On October 6, the FDA itself weighed in, filing its own request asking the ITC not to institute an investigation into Amarin’s complaint. The FDA claimed that Amarin was attempting an unlawful private FDCA enforcement action, and that the FDCA precludes claims that would require any entity other than the FDA to interpret provisions of the FDCA. The FDA echoed the proposed Respondent's arguments, stating that it had not yet made a decision on whether the synthetically produced omega-3 products were “dietary supplements” or “new drugs” under the FDCA, and that it was in the process of drafting guidance for the industry. As such, the FDA requested that the ITC decline to institute under principles of inter-agency comity.

Given the voluminous submissions from the parties and the public and the unique issues posed by Amarin’s complaint, the ITC twice delayed its decision on whether to institute the complaint, deliberating for nearly an additional month before finally issuing its decision on October 27.

The ITC’s Non-Institution Decision

The ITC’s governing statute, 19 U.S.C. § 1337, provides in part that the ITC “shall investigate any alleged violation of this section on complaint under oath.” 19 U.S.C.§ 1337(b). Nonetheless, the ITC here found that “Amarin’s complaint does not allege an unfair method of competition or an unfair act” as required by the statute and the Commission’s rules. Specifically, the ITC determined that the Lanham Act allegations in this case were precluded by the FDCA, and noted that the FDA is the entity charged with the administration of the FDCA. As such, the ITC declined to institute an investigation and dismissed the complaint.

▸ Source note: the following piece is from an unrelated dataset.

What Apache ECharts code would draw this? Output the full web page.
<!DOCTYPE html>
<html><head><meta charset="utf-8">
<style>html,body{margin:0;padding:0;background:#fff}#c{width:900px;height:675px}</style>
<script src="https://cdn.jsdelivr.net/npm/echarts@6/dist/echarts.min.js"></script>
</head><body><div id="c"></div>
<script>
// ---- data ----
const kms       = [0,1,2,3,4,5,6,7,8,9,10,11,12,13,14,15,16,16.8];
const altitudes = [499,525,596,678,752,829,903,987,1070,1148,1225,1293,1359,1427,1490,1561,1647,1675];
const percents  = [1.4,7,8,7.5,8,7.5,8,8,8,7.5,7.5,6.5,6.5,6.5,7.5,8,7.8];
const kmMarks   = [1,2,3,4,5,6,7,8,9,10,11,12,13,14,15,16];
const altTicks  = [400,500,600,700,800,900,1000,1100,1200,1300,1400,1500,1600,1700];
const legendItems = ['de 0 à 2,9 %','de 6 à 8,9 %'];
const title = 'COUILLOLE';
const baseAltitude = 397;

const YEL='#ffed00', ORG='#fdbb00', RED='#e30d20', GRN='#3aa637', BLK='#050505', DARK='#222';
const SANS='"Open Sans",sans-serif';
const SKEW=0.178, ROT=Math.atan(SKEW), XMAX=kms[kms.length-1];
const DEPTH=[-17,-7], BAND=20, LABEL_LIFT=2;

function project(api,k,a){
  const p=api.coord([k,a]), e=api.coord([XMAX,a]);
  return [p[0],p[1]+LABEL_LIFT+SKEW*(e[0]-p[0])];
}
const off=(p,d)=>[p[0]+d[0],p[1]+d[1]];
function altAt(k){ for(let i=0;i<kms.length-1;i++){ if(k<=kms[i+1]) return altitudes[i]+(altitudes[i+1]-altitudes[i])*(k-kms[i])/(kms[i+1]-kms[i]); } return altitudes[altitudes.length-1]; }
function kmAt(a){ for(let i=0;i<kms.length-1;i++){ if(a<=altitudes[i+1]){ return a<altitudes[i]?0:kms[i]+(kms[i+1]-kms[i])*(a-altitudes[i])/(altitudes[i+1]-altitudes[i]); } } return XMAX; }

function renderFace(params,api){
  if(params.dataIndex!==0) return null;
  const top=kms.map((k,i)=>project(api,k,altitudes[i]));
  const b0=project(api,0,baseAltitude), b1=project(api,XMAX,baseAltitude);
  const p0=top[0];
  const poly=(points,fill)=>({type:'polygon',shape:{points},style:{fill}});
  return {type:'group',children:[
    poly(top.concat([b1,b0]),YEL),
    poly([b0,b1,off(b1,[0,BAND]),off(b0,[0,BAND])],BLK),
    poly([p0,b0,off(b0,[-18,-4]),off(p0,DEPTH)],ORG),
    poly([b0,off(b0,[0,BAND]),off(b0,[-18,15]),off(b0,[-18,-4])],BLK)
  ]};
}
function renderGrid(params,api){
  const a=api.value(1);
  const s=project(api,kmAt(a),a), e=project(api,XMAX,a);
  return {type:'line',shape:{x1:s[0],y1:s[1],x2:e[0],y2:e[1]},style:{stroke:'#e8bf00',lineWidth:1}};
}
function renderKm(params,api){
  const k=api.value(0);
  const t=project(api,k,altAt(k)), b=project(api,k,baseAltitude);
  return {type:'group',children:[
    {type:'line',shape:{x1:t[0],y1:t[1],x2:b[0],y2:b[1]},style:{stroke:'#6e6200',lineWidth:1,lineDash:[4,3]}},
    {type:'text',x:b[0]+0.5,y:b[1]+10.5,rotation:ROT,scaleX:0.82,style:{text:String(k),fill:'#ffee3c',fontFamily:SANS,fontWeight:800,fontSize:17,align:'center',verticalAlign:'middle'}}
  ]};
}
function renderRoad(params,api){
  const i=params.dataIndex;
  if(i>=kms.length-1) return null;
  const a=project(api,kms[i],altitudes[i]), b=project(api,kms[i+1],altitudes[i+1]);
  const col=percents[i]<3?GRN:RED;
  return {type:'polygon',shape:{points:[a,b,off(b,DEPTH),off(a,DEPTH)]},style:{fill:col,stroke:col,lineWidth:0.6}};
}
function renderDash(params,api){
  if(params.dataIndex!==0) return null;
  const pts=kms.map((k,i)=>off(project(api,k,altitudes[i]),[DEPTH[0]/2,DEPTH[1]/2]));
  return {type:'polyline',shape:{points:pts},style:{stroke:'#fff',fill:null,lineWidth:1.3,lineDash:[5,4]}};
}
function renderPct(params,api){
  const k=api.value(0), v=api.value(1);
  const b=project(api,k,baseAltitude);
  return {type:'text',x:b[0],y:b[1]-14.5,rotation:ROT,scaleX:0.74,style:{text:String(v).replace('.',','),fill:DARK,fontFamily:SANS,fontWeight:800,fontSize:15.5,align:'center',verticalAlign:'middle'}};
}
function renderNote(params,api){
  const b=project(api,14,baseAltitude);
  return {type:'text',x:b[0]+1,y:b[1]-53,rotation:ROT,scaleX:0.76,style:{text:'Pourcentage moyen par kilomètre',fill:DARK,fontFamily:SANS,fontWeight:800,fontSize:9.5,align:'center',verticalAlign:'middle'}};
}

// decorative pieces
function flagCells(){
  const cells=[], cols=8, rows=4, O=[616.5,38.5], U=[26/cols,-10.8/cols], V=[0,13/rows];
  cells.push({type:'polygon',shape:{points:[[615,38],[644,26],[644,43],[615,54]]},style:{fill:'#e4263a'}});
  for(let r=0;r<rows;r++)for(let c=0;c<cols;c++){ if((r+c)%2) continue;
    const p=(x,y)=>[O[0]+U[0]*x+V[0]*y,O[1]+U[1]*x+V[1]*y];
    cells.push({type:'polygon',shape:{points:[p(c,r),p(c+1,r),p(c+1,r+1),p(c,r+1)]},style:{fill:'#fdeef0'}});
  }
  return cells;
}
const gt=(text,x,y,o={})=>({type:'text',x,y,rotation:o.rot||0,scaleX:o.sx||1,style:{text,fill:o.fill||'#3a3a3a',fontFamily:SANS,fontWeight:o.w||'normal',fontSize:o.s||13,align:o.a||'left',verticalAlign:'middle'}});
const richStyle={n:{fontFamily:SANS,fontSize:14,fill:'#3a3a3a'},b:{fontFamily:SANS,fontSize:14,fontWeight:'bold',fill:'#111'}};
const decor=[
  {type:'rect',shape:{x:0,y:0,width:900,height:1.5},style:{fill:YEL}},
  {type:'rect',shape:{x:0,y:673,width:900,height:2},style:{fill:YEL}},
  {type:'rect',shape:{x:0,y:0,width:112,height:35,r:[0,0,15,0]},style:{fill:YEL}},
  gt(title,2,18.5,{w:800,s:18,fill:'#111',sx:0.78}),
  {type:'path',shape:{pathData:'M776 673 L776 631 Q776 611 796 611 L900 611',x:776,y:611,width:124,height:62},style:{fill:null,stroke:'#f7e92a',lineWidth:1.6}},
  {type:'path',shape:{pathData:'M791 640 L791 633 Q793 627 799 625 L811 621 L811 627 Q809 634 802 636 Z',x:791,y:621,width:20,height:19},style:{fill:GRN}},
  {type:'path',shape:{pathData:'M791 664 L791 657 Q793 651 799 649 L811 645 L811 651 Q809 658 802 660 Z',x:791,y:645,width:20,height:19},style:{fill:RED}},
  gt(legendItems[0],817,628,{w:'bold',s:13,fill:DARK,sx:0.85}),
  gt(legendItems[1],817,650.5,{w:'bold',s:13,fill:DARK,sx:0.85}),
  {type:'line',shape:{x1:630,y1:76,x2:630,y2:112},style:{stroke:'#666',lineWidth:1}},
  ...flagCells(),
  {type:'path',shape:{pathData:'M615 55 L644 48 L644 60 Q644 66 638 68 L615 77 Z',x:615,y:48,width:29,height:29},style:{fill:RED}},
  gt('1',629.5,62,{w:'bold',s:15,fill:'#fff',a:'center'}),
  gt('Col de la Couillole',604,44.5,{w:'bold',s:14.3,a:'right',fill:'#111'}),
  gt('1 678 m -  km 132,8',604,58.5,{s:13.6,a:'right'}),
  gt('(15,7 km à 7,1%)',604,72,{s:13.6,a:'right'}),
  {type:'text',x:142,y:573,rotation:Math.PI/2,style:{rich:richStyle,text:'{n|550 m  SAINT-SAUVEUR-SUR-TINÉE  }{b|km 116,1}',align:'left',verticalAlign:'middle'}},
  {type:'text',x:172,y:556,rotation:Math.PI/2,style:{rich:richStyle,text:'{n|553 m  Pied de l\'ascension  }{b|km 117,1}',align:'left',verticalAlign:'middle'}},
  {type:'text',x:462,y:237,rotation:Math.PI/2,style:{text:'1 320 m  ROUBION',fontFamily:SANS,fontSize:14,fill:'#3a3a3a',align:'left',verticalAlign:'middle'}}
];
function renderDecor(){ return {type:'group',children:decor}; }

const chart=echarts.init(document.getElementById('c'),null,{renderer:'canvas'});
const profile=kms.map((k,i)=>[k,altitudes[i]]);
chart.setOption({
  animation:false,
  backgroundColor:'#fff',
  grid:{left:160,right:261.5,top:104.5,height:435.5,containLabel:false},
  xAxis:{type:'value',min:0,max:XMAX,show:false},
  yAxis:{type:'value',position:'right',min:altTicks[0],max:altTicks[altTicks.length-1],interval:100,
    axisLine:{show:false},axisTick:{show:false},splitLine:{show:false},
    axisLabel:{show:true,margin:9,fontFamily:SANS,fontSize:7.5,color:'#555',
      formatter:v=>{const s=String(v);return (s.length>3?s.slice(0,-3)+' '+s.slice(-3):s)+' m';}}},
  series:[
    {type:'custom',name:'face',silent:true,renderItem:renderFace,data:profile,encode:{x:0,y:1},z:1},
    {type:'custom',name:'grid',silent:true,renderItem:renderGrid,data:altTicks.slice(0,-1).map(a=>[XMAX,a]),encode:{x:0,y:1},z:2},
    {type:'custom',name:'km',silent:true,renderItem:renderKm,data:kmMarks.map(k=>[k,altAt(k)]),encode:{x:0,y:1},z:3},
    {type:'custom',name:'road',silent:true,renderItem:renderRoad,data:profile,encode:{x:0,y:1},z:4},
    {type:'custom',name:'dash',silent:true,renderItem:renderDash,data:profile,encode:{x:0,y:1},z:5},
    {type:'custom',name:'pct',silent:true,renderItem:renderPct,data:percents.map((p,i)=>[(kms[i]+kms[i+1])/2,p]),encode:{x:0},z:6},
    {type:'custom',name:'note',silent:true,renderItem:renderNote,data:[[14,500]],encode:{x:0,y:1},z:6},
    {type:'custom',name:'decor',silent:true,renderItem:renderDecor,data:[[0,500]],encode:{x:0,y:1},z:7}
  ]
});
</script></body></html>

Commissioner Broadbent issued a brief memorandum concurring with the ITC’s non-institution decision, agreeing that Amarin’s complaint failed to properly allege an unfair method of competition or an unfair act under Section 337. However, she left the door open for future complaints, stating that she did not reach the issue of whether properly pleaded claims based on the FDCA may be cognizable under Section 337. (It is worth noting Commissioner Broadbent, along with then-Commissioner Pinkert, issued a similar concurring memorandum in Certain Hydroxyprogesterone.)

What’s Next?

In the short term, Amarin could potentially petition the Commission to reconsider its dismissal of the complaint. Furthermore, given that the ITC’s governing statute directs that the ITC “shall investigate” alleged violations of Section 337, it’s possible that Amarin might seek to challenge that ITC’s non-institution as an arbitrary and capricious act in violation of the Administrative Procedures Act (“APA”)—either in an appeal to the Federal Circuit or in a collateral district court action. (In fact, Amarin hinted in some of its briefing that it would consider a denial of institution to be a potential APA violation.)

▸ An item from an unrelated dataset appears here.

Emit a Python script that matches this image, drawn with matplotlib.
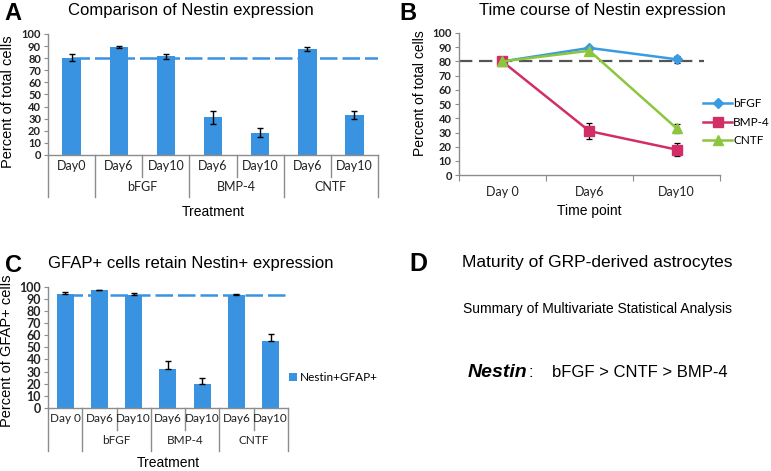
import matplotlib.pyplot as plt
import numpy as np

plt.rcParams['font.family'] = ['Liberation Sans', 'DejaVu Sans']

blue = '#3a93e0'
gray = '#8c8c8c'
tick_font = 'Lato'

# panel A data
a_days = ['Day0', 'Day6', 'Day10', 'Day6', 'Day10', 'Day6', 'Day10']
a_groups = ['bFGF', 'BMP-4', 'CNTF']
a_vals = [80.5, 89, 81.5, 31, 18.5, 87.5, 33]
a_err = [2.5, 1, 2, 5.5, 3.5, 2, 3]
a_ref = 80

# panel B data
b_days = ['Day 0', 'Day6', 'Day10']
b_bfgf = [80, 89.5, 81.5]
b_bfgf_err = [1, 0.8, 2.5]
b_bmp4 = [80, 31, 18]
b_bmp4_err = [1.5, 5.5, 4.5]
b_cntf = [80, 87.5, 33]
b_cntf_err = [1, 1.5, 3]
b_ref = 80

# panel C data
c_days = ['Day 0', 'Day6', 'Day10', 'Day6', 'Day10', 'Day6', 'Day10']
c_vals = [94, 97.5, 93, 32.5, 20, 93, 55]
c_err = [2, 0.3, 1.5, 6, 5, 1, 6]
c_ref = 93.5


def style_axes(ax, fs):
    for s in ['top', 'right']:
        ax.spines[s].set_visible(False)
    for s in ['left', 'bottom']:
        ax.spines[s].set_color(gray)
        ax.spines[s].set_linewidth(1)
    ax.set_ylim(0, 100)
    ax.set_yticks(np.arange(0, 101, 10))
    ax.tick_params(axis='y', colors=gray, length=3, labelcolor='#222222',
                   labelsize=fs, pad=2)
    for lab in ax.get_yticklabels():
        lab.set_fontfamily(tick_font)
        lab.set_fontweight('bold')


def category_table(ax, days, groups, row1, row2, fs):
    n = len(days)
    ax.set_xlim(-0.5, n - 0.5)
    ax.set_xticks([])
    tr = ax.get_xaxis_transform()
    for i in range(n + 1):
        x = i - 0.5
        full = (i % 2 == 1) or i == 0 or i == n
        y1 = row2 if full else row1
        ax.plot([x, x], [0, y1], color=gray, lw=1, transform=tr, clip_on=False)
    for i, d in enumerate(days):
        ax.text(i, row1 / 2, d, transform=tr, ha='center', va='center',
                fontsize=fs, family=tick_font, color='#222222')
    for j, g in enumerate(groups):
        ax.text(1.5 + 2 * j, (row1 + row2) / 2, g, transform=tr, ha='center',
                va='center', fontsize=fs, family=tick_font, color='#222222')


fig = plt.figure(figsize=(7.71, 4.71), dpi=100)

# ---- A ----
axA = fig.add_axes([0.0623, 0.671, 0.428, 0.257])
style_axes(axA, 8)
xa = np.arange(len(a_vals))
axA.plot([0, len(a_vals) - 0.5], [a_ref, a_ref], color=blue, lw=1.8,
         dashes=(7, 2), zorder=1)
axA.bar(xa, a_vals, width=0.39, color=blue, zorder=2)
axA.errorbar(xa, a_vals, yerr=a_err, fmt='none', ecolor='black', elinewidth=1,
             capsize=2.5, capthick=1, zorder=3)
category_table(axA, a_days, a_groups, -0.18, -0.35, 9)
axA.set_ylabel('Percent of total cells', fontsize=10.5)
axA.yaxis.set_label_coords(-0.1, 0.44)
axA.text(0.5, -0.47, 'Treatment', transform=axA.transAxes, ha='center',
         va='center', fontsize=10)
fig.text(0.247, 0.977, 'Comparison of Nestin expression', ha='center',
         va='center', fontsize=12)
fig.text(0.006, 0.972, 'A', ha='left', va='center', fontsize=17,
         fontweight='bold')

# ---- B ----
axB = fig.add_axes([0.595, 0.628, 0.339, 0.302])
style_axes(axB, 8)
xb = np.arange(len(b_days))
axB.set_xlim(-0.5, 2.5)
axB.plot([-0.5, 2.31], [b_ref, b_ref], color='#555555', lw=1.6, dashes=(6, 3),
         zorder=1)
series = [('bFGF', b_bfgf, b_bfgf_err, '#3a9be3', 'D', 5),
          ('BMP-4', b_bmp4, b_bmp4_err, '#d12e68', 's', 6.5),
          ('CNTF', b_cntf, b_cntf_err, '#8cc63e', '^', 6.5)]
for name, vals, err, col, mk, ms in series:
    axB.errorbar(xb, vals, yerr=err, color=col, lw=1.8, marker=mk,
                 markersize=ms, ecolor='black', elinewidth=0.9, capsize=2.5,
                 capthick=0.9, label=name, zorder=2)
axB.set_xticks([-0.5, 0.5, 1.5, 2.5])
axB.set_xticklabels([])
axB.tick_params(axis='x', colors=gray, length=4, direction='out')
for i, d in enumerate(b_days):
    axB.text(i, -0.12, d, transform=axB.get_xaxis_transform(), ha='center',
             va='center', fontsize=9, family=tick_font, color='#222222')
axB.set_ylabel('Percent of total cells', fontsize=10)
axB.yaxis.set_label_coords(-0.12, 0.58)
axB.text(0.5, -0.25, 'Time point', transform=axB.transAxes, ha='center',
         va='center', fontsize=10)
handles, labels = axB.get_legend_handles_labels()
handles = [h[0] for h in handles]
axB.legend(handles, labels, loc='center left', bbox_to_anchor=(0.935, 0.373),
           frameon=False, handlelength=2.45, handletextpad=0.1,
           labelspacing=0.65, borderpad=0, borderaxespad=0,
           prop={'family': tick_font, 'size': 8.5})
fig.text(0.781, 0.977, 'Time course of Nestin expression', ha='center',
         va='center', fontsize=12)
fig.text(0.518, 0.972, 'B', ha='left', va='center', fontsize=17,
         fontweight='bold')

# ---- C ----
axC = fig.add_axes([0.0623, 0.134, 0.311, 0.257])
style_axes(axC, 9)
xc = np.arange(len(c_vals))
axC.plot([0, len(c_vals) - 0.5], [c_ref, c_ref], color=blue, lw=1.8,
         dashes=(7, 2), zorder=1)
axC.bar(xc, c_vals, width=0.5, color=blue, zorder=2, label='Nestin+GFAP+')
axC.errorbar(xc, c_vals, yerr=[np.zeros(len(c_err)), c_err], fmt='none',
             ecolor='black', elinewidth=1, capsize=2.5, capthick=1, zorder=3)
category_table(axC, c_days, a_groups, -0.18, -0.36, 8.5)
axC.set_ylabel('Percent of GFAP+ cells', fontsize=10.5)
axC.yaxis.set_label_coords(-0.14, 0.47)
axC.text(0.5, -0.455, 'Treatment', transform=axC.transAxes, ha='center',
         va='center', fontsize=10)
axC.legend(loc='center left', bbox_to_anchor=(1.0, 0.25), frameon=False,
           handlelength=0.7, handleheight=0.7, handletextpad=0.2,
           borderpad=0, borderaxespad=0.1,
           prop={'family': tick_font, 'size': 8.5})
fig.text(0.247, 0.44, 'GFAP+ cells retain Nestin+ expression', ha='center',
         va='center', fontsize=12)
fig.text(0.006, 0.437, 'C', ha='left', va='center', fontsize=17,
         fontweight='bold')

# ---- D ----
fig.text(0.531, 0.44, 'D', ha='left', va='center', fontsize=18,
         fontweight='bold')
fig.text(0.774, 0.442, 'Maturity of GRP-derived astrocytes', ha='center',
         va='center', fontsize=12.5)
fig.text(0.775, 0.344, 'Summary of Multivariate Statistical Analysis',
         ha='center', va='center', fontsize=10)
fig.text(0.607, 0.21, 'Nestin', ha='left', va='center', fontsize=14,
         fontweight='bold', style='italic')
fig.text(0.686, 0.21, ':', ha='left', va='center', fontsize=12)
fig.text(0.716, 0.21, 'bFGF > CNTF > BMP-4', ha='left', va='center',
         fontsize=12)

fig.savefig('out.png', dpi=100)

In the long term, and for those who have been watching this case with interest, the ITC’s decision provides incremental guidance regarding the types of non-patent claims that may (or may not) give rise to a Section 337 investigation, especially in the FDCA context. The ITC’s position here and in Certain Hydroxyprogesterone seems to be one of deference to the FDA on issues that are unique to the FDA’s enforcement authority—i.e., where a theory of a violation of Section 337 would require the ITC to interpret the FDCA in an area where the FDA has not yet provided guidance, the ITC will likely decline to institute. It remains to be seen whether it is possible to bring a cognizable Section 337 claim based at least in part on the FDCA—at least one Commissioner may be open to the assertion of such claims.